I can see why Uber works and has such wide appeal, but why don’t municipalities regulate Uber as a taxi service? As I understand it, most cities require taxi licenses that can be quite expensive, and the companies and drivers must meet certain standards.
Does Uber just say it’s not a taxi service and cities accept it? Seems odd that the bureaucracy would be willing to forgo the revenue and the opportunity to regulate.
In New York City at least, taxis (yellow cabs) can be hailed on the street, while livery services can’t but can only pick people up by prior arrangement (calling the company to arrange a ride). I think Uber is more like the latter than the former.
All that said, Uber drivers in NYC must be licensed with the Taxi & Limousine Commission, so they are regulated. It was the compromise so that Uber could operate in NYC.
Many cities (and countries) ban unlicensed taxi services. Mainly to try to keep criminals from picking up unsuspecting victims so they can rob/rape/murder/abduct them. If Uber does a decent job screening its drivers, it could probably qualify as a taxi service, but I’ll bet they don’t want to pay the fees involved.
About a year ago in Austin a few Uber/Lyft were stopped and had their cars impounded by the police - I’m not sure if things have been completely worked out between the companies and the city yet.
The first is Uber Black (the original luxury version) and UberTAXI (a regular cab signed up with Uber) are all fully licensed normal livery/taxi drivers. There’s no regulatory issues with this service.
The second is that municipalities do regulate UberX (the low cost one) as a taxi service. The level of enforcement varies from city to city. Uber’s position is is that they themselves don’t provide transportation and thus aren’t covered by such laws. Uber tends to operate anyway unless the local government cracks down hard enough.
The third is that some muncipalities have (IMO reluctantly) created a third category of service called a TNC (transportation network company) that covers UberX-like activities.
Uggh. In my view (and from my understanding of the facts), this is the bad sort of regulation. Uber drivers might not know the city layouts as well as professional taxi drivers, but mediocre navigation skills doesn’t seem like something the government needs to protect consumers from (especially with modern GPS). Is there any evidence that Uber drivers are more dangerous, either from a traffic perspective, or in terms of criminal behavior? Why do Uber drivers need to be regulated? Doesn’t the public and society benefit from a low-cost alternative to taxis?
Because it would be difficult to write a regulation that still allows me to pick up someone from the airport and charge them gas money while not being a “taxi service”.
In what way are they “a low-cost alternative to taxis” such that they are not, in fact, taxis?
I’ll answer for you: Uber cars are taxis.
And since they are taxis, why should they be free to operate without regulation when taxi companies that call themselves taxi companies are not free to operate without regulation?
I think insurance is the biggest issue.
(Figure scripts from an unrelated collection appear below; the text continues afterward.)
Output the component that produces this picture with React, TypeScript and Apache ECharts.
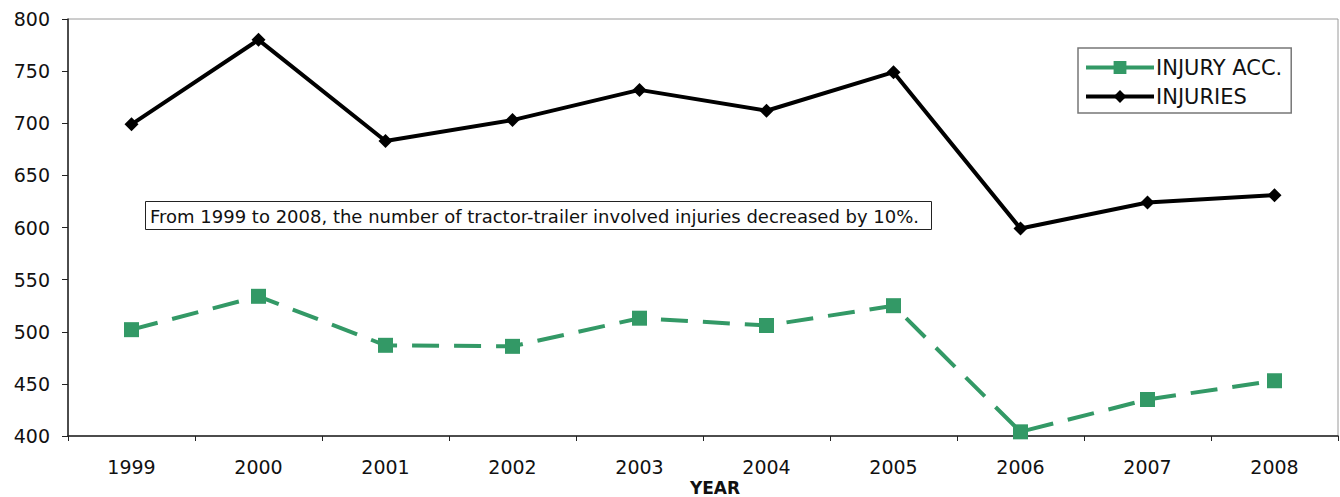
import React, { useEffect, useRef } from "react";
import * as echarts from "echarts";

const years = ["1999", "2000", "2001", "2002", "2003", "2004", "2005", "2006", "2007", "2008"];
const injuryAcc = [502, 534, 487, 486, 513, 506, 525, 404, 435, 453];
const injuries = [699, 780, 683, 703, 732, 712, 749, 599, 624, 631];
const annotation = "From 1999 to 2008, the number of tractor-trailer involved injuries decreased by 10%.";

export default function App() {
  const ref = useRef<HTMLDivElement>(null);
  useEffect(() => {
    if (!ref.current) return;
    const chart = echarts.init(ref.current, null, { renderer: "svg" });
    const font = "'DejaVu Sans', Arial, sans-serif";
    chart.setOption({
      animation: false,
      textStyle: { fontFamily: font },
      grid: {
        left: 68,
        right: 2,
        top: 19,
        bottom: 61,
        show: true,
        borderColor: "#9a9a9a",
        borderWidth: 1,
      },
      xAxis: {
        type: "category",
        data: years,
        boundaryGap: true,
        axisLine: { lineStyle: { color: "#222", width: 1.5 } },
        axisTick: { show: true, length: 5, lineStyle: { color: "#222" } },
        axisLabel: { color: "#111", fontSize: 19, margin: 21, fontFamily: font },
        splitLine: { show: false },
      },
      yAxis: {
        type: "value",
        min: 400,
        max: 800,
        interval: 50,
        axisLine: { show: true, lineStyle: { color: "#222", width: 1.5 } },
        axisTick: { show: true, length: 6, lineStyle: { color: "#222" } },
        axisLabel: { color: "#111", fontSize: 19, margin: 18, fontFamily: font },
        splitLine: { show: false },
      },
      legend: {
        orient: "vertical",
        left: 1078,
        top: 48,
        padding: [9, 9, 6, 6],
        itemGap: 8,
        itemWidth: 68,
        itemHeight: 16,
        borderColor: "#777",
        borderWidth: 1.5,
        backgroundColor: "#fff",
        textStyle: { color: "#111", fontSize: 21, fontFamily: font, padding: [0, 0, 0, -3] },
        data: [
          { name: "INJURY ACC.", lineStyle: { type: "solid", width: 4 } },
          { name: "INJURIES", lineStyle: { width: 4 } },
        ],
      },
      graphic: [
        {
          type: "rect",
          shape: { x: 145.5, y: 201.5, width: 786, height: 28 },
          style: { fill: "#fff", stroke: "#222", lineWidth: 1 },
          z: 100,
        },
        {
          type: "text",
          x: 150,
          y: 216,
          style: {
            text: annotation,
            fill: "#111",
            fontSize: 18,
            fontFamily: font,
            verticalAlign: "middle",
          },
          z: 101,
        },
        {
          type: "text",
          x: 715,
          y: 488,
          style: {
            text: "YEAR",
            fill: "#111",
            fontSize: 17,
            fontWeight: "bold",
            fontFamily: font,
            align: "center",
            verticalAlign: "middle",
          },
        },
      ],
      series: [
        {
          name: "INJURY ACC.",
          type: "line",
          data: injuryAcc,
          symbol: "rect",
          symbolSize: 15,
          showAllSymbol: true,
          itemStyle: { color: "#339966", borderWidth: 0 },
          lineStyle: { color: "#339966", width: 4, type: [27, 15] },
          z: 3,
        },
        {
          name: "INJURIES",
          type: "line",
          data: injuries,
          symbol: "diamond",
          symbolSize: 14,
          showAllSymbol: true,
          itemStyle: { color: "#000", borderWidth: 0 },
          lineStyle: { color: "#000", width: 4 },
          z: 3,
        },
      ],
    });
    return () => chart.dispose();
  }, []);
  return (
    <div
      ref={ref}
      style={{ position: "fixed", left: 0, top: 0, width: 1340, height: 497, background: "#fff" }}
    />
  );
}
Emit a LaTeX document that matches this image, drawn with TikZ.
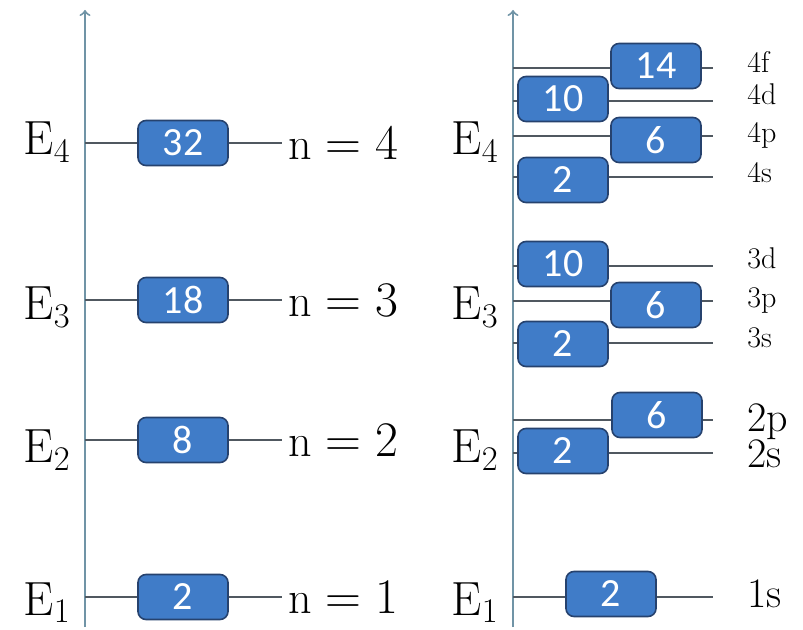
\documentclass[tikz,border=0pt]{standalone}
\usepackage{fontspec}
\newfontfamily\boxfont{Carlito}
\usepackage{xcolor}
\definecolor{shellblue}{RGB}{64,124,200}
\definecolor{shellnavy}{RGB}{38,66,110}
\definecolor{axisgrey}{RGB}{112,148,166}
\definecolor{levelgrey}{RGB}{80,88,96}
\usepackage{tikz}
\tikzset{
  % --- AXES AND LEVELS ---
  energy-axis/.style={
    draw=axisgrey,
    line width=1pt,
    ->
  },
  level-line/.style={
    draw=levelgrey,
    line width=0.7pt
  },
  % --- BOXES ---
  shell-box/.style={
    fill=shellblue,
    draw=shellnavy,
    line width=0.8pt,
    rounded corners=4pt,
    text=white,
    font=\boxfont\fontsize{20}{22}\selectfont,
    minimum width=45pt,
    minimum height=22.5pt,
    inner sep=0pt
  },
  % --- LABELS ---
  energy-label/.style={
    font=\fontsize{24}{28}\selectfont,
    anchor=base east,
    inner sep=0pt
  },
  shell-label/.style={
    font=\fontsize{23}{27}\selectfont,
    anchor=west,
    inner sep=3pt
  },
  orbit-label/.style={
    font=\fontsize{15}{17}\selectfont,
    anchor=base west,
    inner sep=0pt
  },
  orbit-label-big/.style={
    font=\fontsize{21}{23}\selectfont,
    anchor=base west,
    inner sep=0pt
  },
}
\begin{document}
\begin{tikzpicture}[x=0.5pt,y=-0.5pt]
  \useasboundingbox (0,0) rectangle (803,630);

  % --- left panel: shells
  \coordinate (axL-bot) at (85,627);
  \coordinate (axL-top) at (85,10);
  \draw[energy-axis] (axL-bot) -- (axL-top);

  \coordinate (axL-4) at (85,143);
  \coordinate (axL-3) at (85,300);
  \coordinate (axL-2) at (85,440);
  \coordinate (axL-1) at (85,597);
  \node[shell-box] (box-n4) at (183,143) {32};
  \node[shell-box] (box-n3) at (183,300) {18};
  \node[shell-box] (box-n2) at (183,440) {8};
  \node[shell-box] (box-n1) at (183,597) {2};
  \node[shell-label] (lbl-n4) at (282,143) {$\mathrm{n} = 4$};
  \node[shell-label] (lbl-n3) at (282,300) {$\mathrm{n} = 3$};
  \node[shell-label] (lbl-n2) at (282,440) {$\mathrm{n} = 2$};
  \node[shell-label] (lbl-n1) at (282,597) {$\mathrm{n} = 1$};
  \draw[level-line] (axL-4) -- (box-n4) -- (lbl-n4);
  \draw[level-line] (axL-3) -- (box-n3) -- (lbl-n3);
  \draw[level-line] (axL-2) -- (box-n2) -- (lbl-n2);
  \draw[level-line] (axL-1) -- (box-n1) -- (lbl-n1);

  \node[energy-label] (eL-4) at (71,155) {$\mathrm{E}_4$};
  \node[energy-label] (eL-3) at (71,320) {$\mathrm{E}_3$};
  \node[energy-label] (eL-2) at (71,463) {$\mathrm{E}_2$};
  \node[energy-label] (eL-1) at (71,615) {$\mathrm{E}_1$};

  % --- right panel: subshells
  \coordinate (axR-bot) at (513,627);
  \coordinate (axR-top) at (513,10);
  \draw[energy-axis] (axR-bot) -- (axR-top);

  \coordinate (axR-4f) at (513,68);  \coordinate (end-4f) at (713,68);
  \coordinate (axR-4d) at (513,101); \coordinate (end-4d) at (713,101);
  \coordinate (axR-4p) at (513,136); \coordinate (end-4p) at (713,136);
  \coordinate (axR-4s) at (513,177); \coordinate (end-4s) at (713,177);
  \coordinate (axR-3d) at (513,266); \coordinate (end-3d) at (713,266);
  \coordinate (axR-3p) at (513,301); \coordinate (end-3p) at (713,301);
  \coordinate (axR-3s) at (513,343); \coordinate (end-3s) at (713,343);
  \coordinate (axR-2p) at (513,420); \coordinate (end-2p) at (713,420);
  \coordinate (axR-2s) at (513,453); \coordinate (end-2s) at (713,453);
  \coordinate (axR-1s) at (513,597); \coordinate (end-1s) at (713,597);
  \draw[level-line] (axR-4f) -- (end-4f);
  \draw[level-line] (axR-4d) -- (end-4d);
  \draw[level-line] (axR-4p) -- (end-4p);
  \draw[level-line] (axR-4s) -- (end-4s);
  \draw[level-line] (axR-3d) -- (end-3d);
  \draw[level-line] (axR-3p) -- (end-3p);
  \draw[level-line] (axR-3s) -- (end-3s);
  \draw[level-line] (axR-2p) -- (end-2p);
  \draw[level-line] (axR-2s) -- (end-2s);
  \draw[level-line] (axR-1s) -- (end-1s);

  \node[shell-box] (box-4f) at (656,66)  {14};
  \node[shell-box] (box-4d) at (563,99)  {10};
  \node[shell-box] (box-4p) at (656,140) {6};
  \node[shell-box] (box-4s) at (563,180) {2};
  \node[shell-box] (box-3d) at (563,264) {10};
  \node[shell-box] (box-3p) at (656,305) {6};
  \node[shell-box] (box-3s) at (563,344) {2};
  \node[shell-box] (box-2p) at (657,415) {6};
  \node[shell-box] (box-2s) at (563,451) {2};
  \node[shell-box] (box-1s) at (611,594) {2};

  \node[orbit-label] (lbl-4f) at (747,73)  {4f};
  \node[orbit-label] (lbl-4d) at (747,105) {4d};
  \node[orbit-label] (lbl-4p) at (747,143) {4p};
  \node[orbit-label] (lbl-4s) at (747,183) {4s};
  \node[orbit-label] (lbl-3d) at (747,269) {3d};
  \node[orbit-label] (lbl-3p) at (747,308) {3p};
  \node[orbit-label] (lbl-3s) at (747,348) {3s};
  \node[orbit-label-big] (lbl-2p) at (747,432) {2p};
  \node[orbit-label-big] (lbl-2s) at (747,467) {2s};
  \node[orbit-label-big] (lbl-1s) at (747,607) {1s};

  \node[energy-label] (eR-4) at (499,155) {$\mathrm{E}_4$};
  \node[energy-label] (eR-3) at (499,320) {$\mathrm{E}_3$};
  \node[energy-label] (eR-2) at (499,463) {$\mathrm{E}_2$};
  \node[energy-label] (eR-1) at (499,615) {$\mathrm{E}_1$};

\end{tikzpicture}
\end{document}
Not the threat of being kidnapped or robbed. Uber drivers are operating a for profit business out of their cars without the overhead of commercial licenses, bonds and insurance.
Uber and Lyft are just the latest manifestation of “tech works for evvabody.” Something that a tech-ween can dream up (and our oldest spent six months on a similar idea just as all these services were being rolled out on the zeitgeist) and that works among the tech-kings in the back yard of San Francisco or San Jose or Seattle just has to work for everyone, right?
Sure. Until it doesn’t, spectacularly and badly, for reasons that everyone except blinkered tech-weens could see coming.
To connect this to another example, I’ll give tentative approval to self-driving cars when Google drops one off that can get me to the local post office and back. We don’t have curbs. We don’t have straight streets. We don’t have 21st-century-grade road markers and signs. We have potholes and frost heaves and indifferent maintenance, and curves and intersections and forks that worked okay in the horse-and-buggy days. In other words, we’re not the industrial park or subdivision built ten years ago in San Jose, where Google cars work just unbelievably well.
How long before an Uber or Lyft driver with a bent synapse sees an excellent predator opportunity?
Uber is NOT a taxi company. It is a booking company. All of the risk in Uber is borne by the vehicle owner and the passengers. That is what is scary-one accident and the driver can lose all of his assets (Uber only provides a $50,000 insurance policy). Someday, there will be a major scandal over this.
But it’s the empowered people, gosh darn it, taking back their own need to get from place to place with the 21st century equivalent of hitchhiking, and showing those nasty monopolistic t*xi companies some what-for.
It never occurs to any of them that the taxi industry is exactly what it’s been shaped to be by almost a century of matching needs to realities to economics. UberLyfters don’t need all those rules and regulations and insurance and medallions and vehicle inspections and background checks and… you know, bureaucratic oppression.
Until one stupid, drunk, suicidal or predatory driver lights up all the holes in the idea - the holes left by assuming that everyone involved is just as tech-savvy, tech-worshiping, young, energetic, honest and good people darn it as they are.
ETA: It’s bad enough when this tech-religious nonsense stays on the internet. The intersection of this mindset and physical/mechanical/human reality has the potential to create truly horrifying disasters.